What took me there was the music, this time the Poem for Flute and Piano by an Argentinian named Angel Lasala (below). Never heard of him. Too bad for me. But NOW I have and am glad.
I also went there specifically through the flute, which, along with the guitar, seems the instrument of choice for the southern continent. (Remember the haunting use of the flute in “El Condor Pasa” – which would have made a great solo flute encore — and other Andean folk songs.) And it was played with such complete mastery by BDDS co-founder and co-artistic director flutist Stephanie Jutt (below) that she made a wind instrument sound percussive as well as lyrical.
I went to The Land Where Unknown Music Goes.
That is how I heard a great but neglected Trio for flute, violin and piano by Italian composer Nino Rota, more famous for his scores for movies by Federico Fellini than for his own chamber music, which is quite good. (Hollywood movie scores are getting more and more validity in the concert hall. Next season the Madison Symphony Orchestra will do a program with a lot of them written by exiles from Adolf Hitler and Nazi Germany.)
It is also how I heard neglected French composer Philippe Gaubert (below) through his rarely performed “Three Watercolors” for flute, cello and piano in which Jutt’s flute tone perfectly matched the idea of watercolor transparency and watercolor sensuality.
Even such a mainstream and popular composer as Maurice Ravel became more exotic, exciting and engaging with his Sonata for Cello and Violin with violinist Axel Strauss and cellist Jean-Michel Fonteneau (both below) of the San Francisco Trio. It is fiercely difficult and thorny to play. Ravel worked on it for two years. The Ear thinks it is Ravel’s most modern and serious work, his most unusual sounding composition. So I have to listen to it again. It’s good to rediscover something old in a new way.
But I also went to the Land of Great and Unforgettable Music.
It also always good to hear familiar music and genuine masterpieces played superbly. And that is exactly what I heard in Anton Dvorak’s Piano Trio in F Minor, Op. 65, which too often takes a back seat to the more famous “Dumky” Trio.
And I don’t think I will ever hear a better performance — despite a snapped cello string that had to be replaced mid-performance — of Dmitri Shostakovich’s dark Piano Trio No. 2 in E minor, Op. 67. It was forceful, whether biting or elegiac, and so impressed the animated audience that it — and not the more timid Gaubert — should have been the concluding work on the “Cut and Run” program. (You can hear the captivating Finale in a YouTube video at the bottom.)
We are one lucky city to hear the San Francisco Trio (below) in these works. The Ear, for one, can’t get enough of the threesome.

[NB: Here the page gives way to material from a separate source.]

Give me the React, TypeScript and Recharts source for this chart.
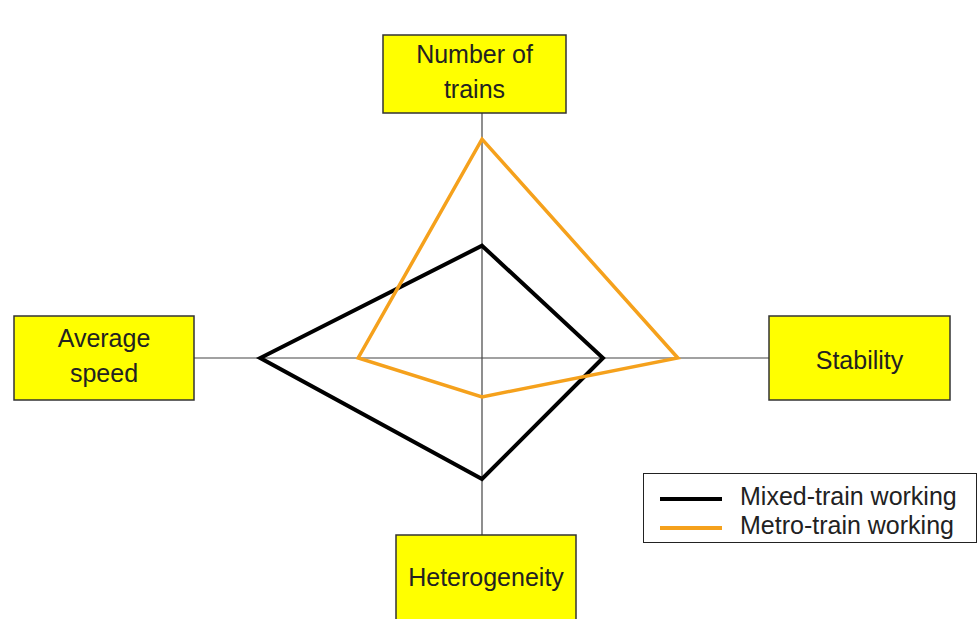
import React from 'react';
import {
  RadarChart,
  Radar,
  PolarGrid,
  PolarAngleAxis,
  PolarRadiusAxis,
  Legend,
} from 'recharts';

// axes, clockwise from the top
const categories = ['Number of trains', 'Stability', 'Heterogeneity', 'Average speed'];
const mixedValues = [3.9, 4.2, 4.2, 7.7];
const metroValues = [7.6, 6.8, 1.35, 4.3];
const seriesNames = ['Mixed-train working', 'Metro-train working'];

const data = categories.map((name, i) => ({
  name,
  mixed: mixedValues[i],
  metro: metroValues[i],
}));

const FONT = '"Liberation Sans", Arial, sans-serif';
const ORANGE = '#F5A11C';

// label boxes (x, y, w, h) and text lines
const labelBoxes: Record<string, { x: number; y: number; w: number; h: number; lines: string[]; ty: number[] }> = {
  'Number of trains': { x: 383, y: 35, w: 183, h: 78, lines: ['Number of', 'trains'], ty: [54, 89] },
  Stability: { x: 769, y: 316, w: 181, h: 84, lines: ['Stability'], ty: [360] },
  Heterogeneity: { x: 396, y: 535, w: 180, h: 90, lines: ['Heterogeneity'], ty: [577] },
  'Average speed': { x: 14, y: 316, w: 180, h: 84, lines: ['Average', 'speed'], ty: [338, 373] },
};

const BoxTick = (props: any) => {
  const box = labelBoxes[props.payload?.value];
  if (!box) return null;
  const cx = box.x + box.w / 2;
  return (
    <g>
      <rect x={box.x} y={box.y} width={box.w} height={box.h} fill="#FFFF00" stroke="#333" strokeWidth={1.5} />
      {box.lines.map((line, i) => (
        <text
          key={line}
          x={cx}
          y={box.ty[i]}
          textAnchor="middle"
          dominantBaseline="central"
          fontFamily={FONT}
          fontSize={25}
          fill="#222"
        >
          {line}
        </text>
      ))}
    </g>
  );
};

const LegendBox = () => (
  <div
    style={{
      width: 334,
      height: 70,
      border: '1.5px solid #222',
      background: '#fff',
      boxSizing: 'border-box',
      fontFamily: FONT,
      fontSize: 25,
      color: '#222',
      paddingTop: 10,
    }}
  >
    {seriesNames.map((name, i) => (
      <div key={name} style={{ display: 'flex', alignItems: 'center', height: 29 }}>
        <div
          style={{
            marginLeft: 16,
            width: 62,
            height: 4,
            background: i === 0 ? '#000' : ORANGE,
            marginRight: 18,
          }}
        />
        <span style={{ marginTop: -5 }}>{name}</span>
      </div>
    ))}
  </div>
);

export default function App() {
  return (
    <div style={{ position: 'fixed', left: 0, top: 0, width: 978, height: 619, background: '#fff' }}>
      <RadarChart
        width={978}
        height={619}
        data={data}
        cx={482}
        cy={358}
        outerRadius={288}
        margin={{ top: 0, right: 0, bottom: 0, left: 0 }}
      >
        <PolarGrid polarRadius={[]} stroke="#444" strokeWidth={1.2} />
        <PolarRadiusAxis domain={[0, 10]} tick={false} axisLine={false} tickCount={2} />
        <Radar
          name={seriesNames[0]}
          dataKey="mixed"
          stroke="#000"
          strokeWidth={4}
          fill="none"
          fillOpacity={0}
          dot={false}
          isAnimationActive={false}
        />
        <Radar
          name={seriesNames[1]}
          dataKey="metro"
          stroke={ORANGE}
          strokeWidth={3.5}
          fill="none"
          fillOpacity={0}
          dot={false}
          isAnimationActive={false}
        />
        <PolarAngleAxis dataKey="name" tick={<BoxTick />} axisLine={false} tickLine={false} />
        <Legend
          layout="vertical"
          align="right"
          verticalAlign="middle"
          content={<LegendBox />}
          wrapperStyle={{ left: 643, top: 473, right: 'auto', bottom: 'auto', width: 334 }}
        />
      </RadarChart>
    </div>
  );
}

I don’t know what else to say except that even with the main concert season over, The Ear doesn’t think he will be making a lot of vacation plans in the future if they overlap with performances by the Bach Dancing and Dynamite Society.
And he suggests that you do the same.
Thank you for being the most enthusiastically appreciative and elegantly articulate professional critic and friend of BDDS. You related a season that was as always remarkably fresh and a perfect showcase for the outstanding musicians. You suggested that *23 Skidoo* seemed to be among the more adventurous for program selection. Learning something new and wonderful is the most memorable takeaway from BDDS concerts. Inventive programming, serious and outrageous fun, and sublime artistry create a one-of-a-kind-in-the-whole-world chamber group we can be mightily proud to claim as our own. We already join you in awaiting the announcement of next season which will begin a treasured annual musical cycle.
Comment by Anne Stoelting — July 3, 2014 @ 9:39 pm
Thanks for the Nino Rota reference! I’m listening to that trio now. He’s not a composer I know – but it’s great to meet a new musical personality. I’ll be seeking out more.